Advocate depute Alex Prentice QC told the judges that prosecutors don’t usually check for convictions which have emerged as a consequence of non Scottish proceedings.

He said: “The Crown does not routinely seek to acquire information from other jurisdictions unless there is some reason to consider there might be such information,” he said.

“I accept, in this case, the fact of residency in another jurisdiction would be, at least, an indicator that a check ought to be made.”

Mr Prentice added: “This is a practise that has evolved and needs to be re-examined.”

The victim of the single charge under appeal was abused by Cairney in 1974 when he was aged 15.

Following Cairney’s trial at Hamilton Sheriff Court it was discovered that the victim had acquired previous convictions in England, including obtaining property by deception.

Mr Collins said: “The Crown were asked specifically about previous convictions. They were aware the complainer resided in England.”

He argued that it was information that could have been found by accessing systems available to it “without significant inquiry”.

Mr Collins maintained that there was a duty on the Crown to obtain the information and disclose it to the defence.

He said it turned out that there were previous convictions for obtaining property by deception where the particular complainer was to be challenged by the defence on his credibility and the jury invited not to believe him at all.

Mr Collins said the man was the most forcefully challenged of the witnesses who testified against Cairney during the trial before Sheriff Daniel Kelly QC which led to him being jailed in February.

He said: “It was put to him he never played a single game for Celtic Boys Club.”

Mr Collins said that on charges featuring the other victims the jury returned unanimous guilty verdicts, but with this complainer it was a majority verdict.
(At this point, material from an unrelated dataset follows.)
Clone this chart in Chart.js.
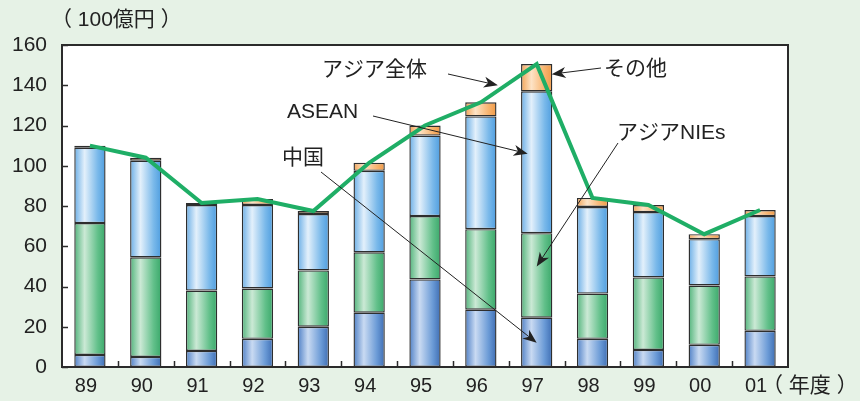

He argued that there would be “a real possibility” that the jury in considering the credibility of the complainer, if the previous convictions had been disclosed, would have returned a different verdict.

In the judgement, Lord Carloway said that more should have been done to disclose the English convictions.

He added: “It is surprising that in a prosecution of the nature under consideration, the police themselves did not forward a note of the complainer’s criminal records when reporting the case to the procurator fiscal.

“It is equally surprising that the prosecutor fiscal did not forward this information when seeking Crown Counsel’s instructions on whether to prosecute and on what charges.”